Another common use case is splitting on multiple consecutive whitespace characters:
df = pd.DataFrame({
'text': ['hello world', 'foo bar baz', 'one two']
})
# Split on one or more whitespace characters
df['words'] = df['text'].str.split(r'\s+', regex=True)
print(df)
Accessing Specific Split Elements with .str[]
You don’t always need all split components. Chaining .str.split() with .str[] indexing extracts specific elements efficiently:
df = pd.DataFrame({
'filename': ['report_2024.pdf', 'data_backup.csv', 'image_final.png']
})
# Extract file extension
df['extension'] = df['filename'].str.split('.').str[-1]
# Extract base name (everything before the extension)

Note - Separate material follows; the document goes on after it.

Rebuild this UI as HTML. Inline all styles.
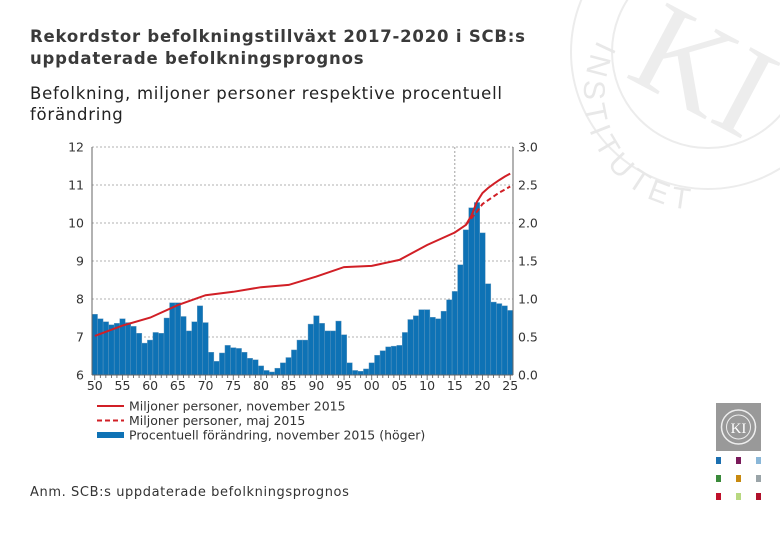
<!DOCTYPE html>
<html><head><meta charset="utf-8">
<style>
body{margin:0;width:780px;height:540px;background:#fff;overflow:hidden;font-family:"Liberation Sans",sans-serif;position:relative}
.t{position:absolute;left:30px;color:#333;white-space:nowrap}
</style></head><body>
<svg width="780" height="540" style="position:absolute;left:0;top:0" id="svg">
<defs><path id="arc" d="M 598,40 A 114,114 0 0 0 800,150"/></defs>
<g fill="none" stroke="#ececec">
<circle cx="708" cy="52" r="137" stroke-width="2"/><circle cx="708" cy="52" r="96" stroke-width="2"/>
<text font-size="30" fill="#e8e8e8" stroke="none" font-family="Liberation Sans" letter-spacing="6"><textPath href="#arc">INSTITUTET</textPath></text>
<text x="640" y="110" font-size="130" fill="#ededed" stroke="none" font-family="Liberation Serif" transform="rotate(28 700 60)">KI</text>
</g>
<g>
<rect x="716" y="403" width="45" height="48" fill="#999"/>
<circle cx="738.5" cy="427" r="17" fill="none" stroke="#eee" stroke-width="1.5"/>
<circle cx="738.5" cy="427" r="12" fill="none" stroke="#eee" stroke-width="1"/>
<text x="738.5" y="433" font-size="15" fill="#fff" text-anchor="middle" font-family="Liberation Serif">KI</text>
</g>
<g>
<rect x="716" y="457" width="5" height="7" fill="#1b6fb0"/><rect x="736" y="457" width="5" height="7" fill="#7a1a5a"/><rect x="756" y="457" width="5" height="7" fill="#8ab7d8"/>
<rect x="716" y="475" width="5" height="7" fill="#3a8a3a"/><rect x="736" y="475" width="5" height="7" fill="#c88a10"/><rect x="756" y="475" width="5" height="7" fill="#9aa4a8"/>
<rect x="716" y="493" width="5" height="7" fill="#c0102a"/><rect x="736" y="493" width="5" height="7" fill="#b8d880"/><rect x="756" y="493" width="5" height="7" fill="#b0102a"/>
</g>
<g id="chart"></g>
</svg>
<div class="t" style="top:26px;font-size:16.5px;font-weight:bold;line-height:22px;letter-spacing:0.8px;font-family:'DejaVu Sans',sans-serif;color:#3a3a3a">Rekordstor befolkningstillväxt 2017-2020 i SCB:s<br>uppdaterade befolkningsprognos</div>
<div class="t" style="top:83px;font-size:16.5px;line-height:21px;letter-spacing:0.75px;font-family:'DejaVu Sans',sans-serif;color:#222">Befolkning, miljoner personer respektive procentuell<br>förändring</div>
<div class="t" style="top:485px;font-size:13px;letter-spacing:0.6px;font-family:'DejaVu Sans',sans-serif;color:#333">Anm. SCB:s uppdaterade befolkningsprognos</div>
<script>
const pctValues=[0.80,0.74,0.70,0.66,0.68,0.74,0.69,0.64,0.55,0.42,0.46,0.56,0.55,0.75,0.95,0.95,0.77,0.58,0.70,0.91,0.69,0.30,0.18,0.29,0.39,0.36,0.35,0.30,0.22,0.20,0.12,0.06,0.04,0.09,0.16,0.23,0.33,0.46,
0.46,0.67,0.78,0.68,0.58,0.58,0.71,0.53,0.16,0.06,0.05,0.08,0.16,0.26,0.32,0.37,0.38,0.39,0.56,0.73,0.78,0.86,0.86,0.76,0.74,0.84,0.99,1.10,1.45,1.91,2.20,2.27,1.87,1.20,0.96,0.94,0.91,0.85];
const nov2015Years=[1950,1955,1960,1965,1970,1975,1980,1985,1990,1995,2000,2005,2010,2015,2017,2018,2019,2020,2021,2022,2023,2024,2025];
const nov2015Values=[7.03,7.30,7.51,7.84,8.10,8.19,8.31,8.37,8.59,8.84,8.87,9.03,9.42,9.75,9.95,10.2,10.56,10.79,10.92,11.03,11.13,11.22,11.3];
const maj2015Years=[2017,2018,2019,2020,2021,2022,2023,2024,2025];
const maj2015Values=[9.95,10.13,10.3,10.5,10.6,10.7,10.8,10.88,10.96];
const leftTicks=[6,7,8,9,10,11,12];
const rightTicks=["0.0","0.5","1.0","1.5","2.0","2.5","3.0"];
const xTickLabels=["50","55","60","65","70","75","80","85","90","95","00","05","10","15","20","25"];

const NS="http://www.w3.org/2000/svg",g=document.getElementById('chart');
const X0=92,X1=513,Y0=375,Y1=147;
const bw=(X1-X0)/76;
const xs=y=>X0+(y-1950+0.5)*bw;
const yl=v=>Y0-(v-6)/6*(Y0-Y1);
const yr=v=>Y0-v/3*(Y0-Y1);
function el(t,a,p){const e=document.createElementNS(NS,t);for(const k in a)e.setAttribute(k,a[k]);(p||g).appendChild(e);return e;}
leftTicks.forEach((v,i)=>{
 const y=yl(v);
 if(i>0){const l=el('line',{x1:X0,x2:X1,y1:y,y2:y,stroke:'#999','stroke-dasharray':'2,2','stroke-width':0.8});
 
 }
 const t=el('text',{x:X0-8,y:y+4.5,'text-anchor':'end','font-size':12.5,fill:'#333','font-family':'DejaVu Sans'});t.textContent=v;
 
 
 const t2=el('text',{x:X1+5,y:y+4.5,'font-size':12.5,fill:'#333','font-family':'DejaVu Sans'});t2.textContent=rightTicks[i];
 
 
});
const vl=el('line',{x1:xs(2015),x2:xs(2015),y1:Y1,y2:Y0,stroke:'#888','stroke-dasharray':'2,2','stroke-width':0.8});


pctValues.forEach((v,i)=>{
 const x=X0+i*bw;
 const r=el('rect',{x:x,y:yr(v),width:bw,height:Y0-yr(v),fill:'#0e72b5',stroke:'#6a9cc0','stroke-width':0.4});
 
 
});
[[X0,Y1,X0,Y0],[X1,Y1,X1,Y0],[X0,Y0,X1,Y0]].forEach(a=>{const l=el('line',{x1:a[0],y1:a[1],x2:a[2],y2:a[3],stroke:'#666','stroke-width':1});
 
 });
for(let y=1950;y<=2025;y++){const x=xs(y);el('line',{x1:x,x2:x,y1:Y0,y2:Y0+(y%5==0?5:3),stroke:'#555','stroke-width':0.8});}
xTickLabels.forEach((s,i)=>{const t=el('text',{x:xs(1950+i*5),y:Y0+15,'text-anchor':'middle','font-size':12.5,fill:'#333','font-family':'DejaVu Sans'});t.textContent=s;
 
 });
function path(ys,vs){return ys.map((y,i)=>(i?'L':'M')+xs(y).toFixed(1)+','+yl(vs[i]).toFixed(1)).join('');}
const pm=el('path',{d:path(maj2015Years,maj2015Values),fill:'none',stroke:'#d11f26','stroke-width':2,'stroke-dasharray':'5,3'});


const pn=el('path',{d:path(nov2015Years,nov2015Values),fill:'none',stroke:'#d11f26','stroke-width':2});


const leg=[['solid','Miljoner personer, november 2015'],['dash','Miljoner personer, maj 2015'],['bar','Procentuell förändring, november 2015 (höger)']];
leg.forEach((L,i)=>{
 const y=406+i*14.5;
 if(L[0]=='bar')el('rect',{x:97,y:y-3,width:27,height:6,fill:'#0e72b5'});
 else el('line',{x1:97,x2:124,y1:y,y2:y,stroke:'#d11f26','stroke-width':2,'stroke-dasharray':L[0]=='dash'?'5,3':'none'});
 const t=el('text',{x:129,y:y+4.5,'font-size':12.5,fill:'#333','font-family':'DejaVu Sans'});t.textContent=L[1];
 
 
});
</script>
</body></html>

df['base_name'] = df['filename'].str.split('.').str[0]
print(df)
Output:
filename extension base_name
0 report_2024.pdf pdf report_2024
1 data_backup.csv csv data_backup
2 image_final.png png image_final
This approach is more memory-efficient than using expand=True when you only need one component. You avoid creating intermediate DataFrame columns that you’d immediately discard.
You can also use slicing:
df = pd.DataFrame({
'path': ['a/b/c/d/file.txt', 'x/y/z/data.csv']
})
# Get all path components except the last (filename)
df['directory'] = df['path'].str.split('/').str[:-1].str.join('/')
print(df)
Common Pitfalls and Best Practices
Handling NaN Values
str.split() propagates NaN values, which is usually what you want. But when using expand=True, NaN rows become rows of NaN values across all columns:
df = pd.DataFrame({
'name': ['John Smith', None, 'Jane Doe', pd.NA]
})
# Split with expand - NaN propagates
result = df['name'].str.split(' ', expand=True)
print(result)
Output:
0 1
0 John Smith
1 None None
2 Jane Doe
3 <NA> <NA>
Handle missing values before or after splitting:
# Option 1: Fill before splitting
df['name'].fillna('Unknown Unknown').str.split(' ', expand=True)
# Option 2: Fill after splitting
result = df['name'].str.split(' ', expand=True)
result = result.fillna('N/A')
Uneven Split Lengths
When rows have different numbers of delimiters, expand=True creates columns for the maximum number of splits, filling shorter rows with None:
df = pd.DataFrame({
'data': ['a,b,c', 'x,y', 'p,q,r,s']
})
result = df['data'].str.split(',', expand=True)
print(result)
Output:
0 1 2 3
0 a b c None
1 x y None None
2 p q r s
Use n to enforce consistent column counts when you know the expected structure.
Performance Considerations
For large DataFrames, consider these tips:
- Use
expand=Falsewith.str[]when extracting single elements—it’s faster than expanding and selecting. - Compile regex patterns if using them repeatedly across multiple operations.
- Consider
str.extract()for complex patterns where you need named capture groups.
# Faster for single element extraction
df['first'] = df['name'].str.split(' ').str[0]
# Slower - creates unnecessary intermediate columns
df['first'] = df['name'].str.split(' ', expand=True)[0]
The str.split() method is foundational for string manipulation in Pandas. Master these patterns, and you’ll handle most text parsing tasks with clean, efficient code.